What is a fund switch? How many switches can I get?

—Rajesh Shah
A unit-linked insurance plan (Ulip) works on underlying funds that have varying levels of equity and debt exposure. At the time of policy inception, allocation of money among different funds is fixed. Later, money can be moved from one fund to another.
This money movement is called ‘switch’. You also have the option of specifying whether future premiums only should be invested differently or current funds accumulated should also be transferred.
Technically, most plans allow unlimited switches, albeit with a charge. Several plans allow up to four free switches a year, while some may allow unlimited free switches.

What is the best portfolio strategy to adopt for a Ulip?

—Rajat Kukreja
Portfolio strategy for a Ulip depends on one’s risk appetite. You can choose a combination of funds with equity and debt exposure. The common principle is to invest more in equities if you are young. As you grow older, go for debt funds as they are safer and less volatile. Several Ulips offer an automatic portfolio re-balancing facility based on pre-set allocation of equity and debt linked to one’s age.

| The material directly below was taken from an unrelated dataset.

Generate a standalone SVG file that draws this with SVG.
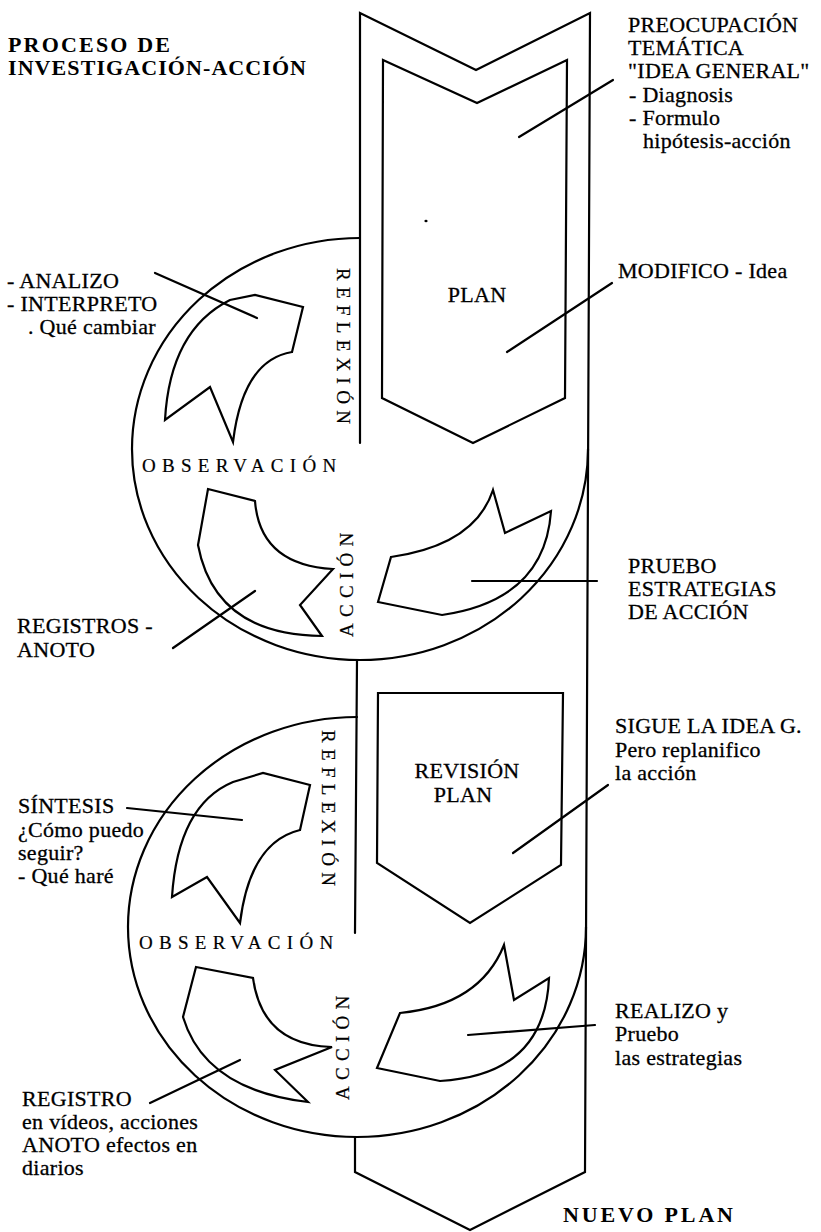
<svg xmlns="http://www.w3.org/2000/svg" width="821" height="1232" viewBox="0 0 821 1232">
<style>
.ln{stroke:#000;stroke-width:2.2;fill:none;stroke-linejoin:miter;stroke-linecap:round}
.t{font-family:"Liberation Serif","Times New Roman",serif;font-size:22px;letter-spacing:0.3px;fill:#000;stroke:#000;stroke-width:0.3}
.b{font-family:"Liberation Serif","Times New Roman",serif;font-weight:bold;fill:#000}
.v{font-family:"Liberation Serif","Times New Roman",serif;font-size:19px;letter-spacing:6.3px;fill:#000;stroke:#000;stroke-width:0.2}
</style>
<rect width="821" height="1232" fill="#fff"/>

<g id="title">
<text class="b" x="8" y="52" font-size="22" textLength="162" lengthAdjust="spacing">PROCESO DE</text>
<text class="b" x="8" y="75" font-size="22" textLength="298" lengthAdjust="spacing">INVESTIGACIÓN-ACCIÓN</text>
</g>

<g id="band">
<path class="ln" d="M360,443 L360,13 L476,70 L590,13 L585,1172 L470,1230 L355,1172 L355,1137"/>
<path class="ln" d="M357,660 L355,933"/>
</g>

<g id="plan">
<path class="ln" d="M383,60 L477,103 L567,60 L565,398 L473,443 L382,398 Z"/>
<text class="t" x="477" y="302" text-anchor="middle" font-size="23.5">PLAN</text>
<ellipse cx="426" cy="221" rx="1.6" ry="1.2" fill="#000"/>
</g>

<g id="ciclo1">
<path class="ln" d="M360,238 A228,211 0 1 0 588,449"/>
<text class="v" transform="translate(337,268) rotate(90)">REFLEXIÓN</text>
<text class="v" x="142" y="472">OBSERVACIÓN</text>
<text class="v" transform="translate(353,637) rotate(-90)">ACCIÓN</text>
</g>

<g id="flecha-analizo">
<path class="ln" d="M165,420 Q170,330 230,300 L255,295 L303,307 L292,352 Q243,360 233,442 L210,387 Z"/>
</g>
<g id="flecha-registros">
<path class="ln" d="M208,489 L255,501 Q260,565 333,569 L300,605 L322,636 Q215,635 198,545 Z"/>
</g>
<g id="flecha-pruebo">
<path class="ln" d="M378,602 L391,557 Q475,545 493,490 L505,533 L551,511 Q545,600 442,615 Z"/>
</g>

<g id="revision-plan">
<path class="ln" d="M378,693 L563,693 L561,865 L470,923 L377,863 Z"/>
<text class="t" x="467" y="778" text-anchor="middle" font-size="23.5">REVISIÓN</text>
<text class="t" x="463" y="802" text-anchor="middle" font-size="23.5">PLAN</text>
</g>

<g id="ciclo2">
<path class="ln" d="M357,717 A229,210 0 1 0 586,927"/>
<text class="v" transform="translate(322,730) rotate(90)">REFLEXIÓN</text>
<text class="v" x="139" y="949">OBSERVACIÓN</text>
<text class="v" transform="translate(349,1100) rotate(-90)">ACCIÓN</text>
</g>

<g id="flecha-sintesis">
<path class="ln" d="M172,897 Q178,805 233,782 L263,773 L310,785 L300,830 Q250,842 240,923 L207,877 Z"/>
</g>
<g id="flecha-registro">
<path class="ln" d="M196,967 L253,978 Q262,1045 332,1047 L275,1070 L308,1102 Q205,1090 183,1017 Z"/>
</g>
<g id="flecha-realizo">
<path class="ln" d="M377,1068 L400,1013 Q480,1005 504,945 L514,1000 L549,978 Q545,1075 440,1081 Z"/>
</g>

<g id="connectors">
<line class="ln" x1="519" y1="137" x2="613" y2="80"/>
<line class="ln" x1="507" y1="352" x2="612" y2="283"/>
<line class="ln" x1="155" y1="273" x2="257" y2="318"/>
<line class="ln" x1="173" y1="648" x2="255" y2="591"/>
<line class="ln" x1="472" y1="581" x2="597" y2="581"/>
<line class="ln" x1="127" y1="808" x2="242" y2="820"/>
<line class="ln" x1="513" y1="853" x2="608" y2="785"/>
<line class="ln" x1="150" y1="1103" x2="240" y2="1060"/>
<line class="ln" x1="468" y1="1035" x2="595" y2="1025"/>
</g>

<g id="label-preocupacion">
<text class="t" x="628" y="32">PREOCUPACIÓN</text>
<text class="t" x="628" y="55">TEMÁTICA</text>
<text class="t" x="628" y="78">"IDEA GENERAL"</text>
<text class="t" x="629" y="102">- Diagnosis</text>
<text class="t" x="629" y="125">- Formulo</text>
<text class="t" x="643" y="148">hipótesis-acción</text>
</g>
<g id="label-modifico">
<text class="t" x="618" y="278">MODIFICO - Idea</text>
</g>
<g id="label-analizo">
<text class="t" x="7" y="288">- ANALIZO</text>
<text class="t" x="7" y="311">- INTERPRETO</text>
<text class="t" x="28" y="334">. Qué cambiar</text>
</g>
<g id="label-registros">
<text class="t" x="17" y="633">REGISTROS -</text>
<text class="t" x="17" y="657">ANOTO</text>
</g>
<g id="label-pruebo">
<text class="t" x="628" y="573">PRUEBO</text>
<text class="t" x="628" y="596">ESTRATEGIAS</text>
<text class="t" x="628" y="619">DE ACCIÓN</text>
</g>
<g id="label-sigue">
<text class="t" x="615" y="733">SIGUE LA IDEA G.</text>
<text class="t" x="615" y="757">Pero replanifico</text>
<text class="t" x="615" y="780">la acción</text>
</g>
<g id="label-sintesis">
<text class="t" x="18" y="813">SÍNTESIS</text>
<text class="t" x="18" y="837">¿Cómo puedo</text>
<text class="t" x="18" y="860">seguir?</text>
<text class="t" x="18" y="883">- Qué haré</text>
</g>
<g id="label-realizo">
<text class="t" x="615" y="1018">REALIZO y</text>
<text class="t" x="615" y="1041">Pruebo</text>
<text class="t" x="615" y="1065">las estrategias</text>
</g>
<g id="label-registro">
<text class="t" x="22" y="1106">REGISTRO</text>
<text class="t" x="22" y="1129">en vídeos, acciones</text>
<text class="t" x="22" y="1152">ANOTO efectos en</text>
<text class="t" x="22" y="1175">diarios</text>
</g>
<g id="nuevo-plan">
<text class="b" x="563" y="1222" font-size="22" textLength="170" lengthAdjust="spacing">NUEVO  PLAN</text>
</g>
</svg>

Can I avail a loan on my life insurance policy? Is this a special benefit for specific types of plans? I got an SMS stating loan facility as an exclusive benefit for a life insurance plan.

—Arvind Swamy
Traditional endowment products that carry a surrender value offer loan facility.
A standard term life insurance policy does not carry any surrender value, hence does not have loan facility.
Ulips carry a surrender value, but do not offer loans.
Typically, loan is offered for amounts less than the surrender value of the policy at the time of loan application.
Endowment plans typically deliver a return of 2% to 4%. Loans are extended to policyholders at higher rates. Don’t invest in endowment plans just to avail a loan.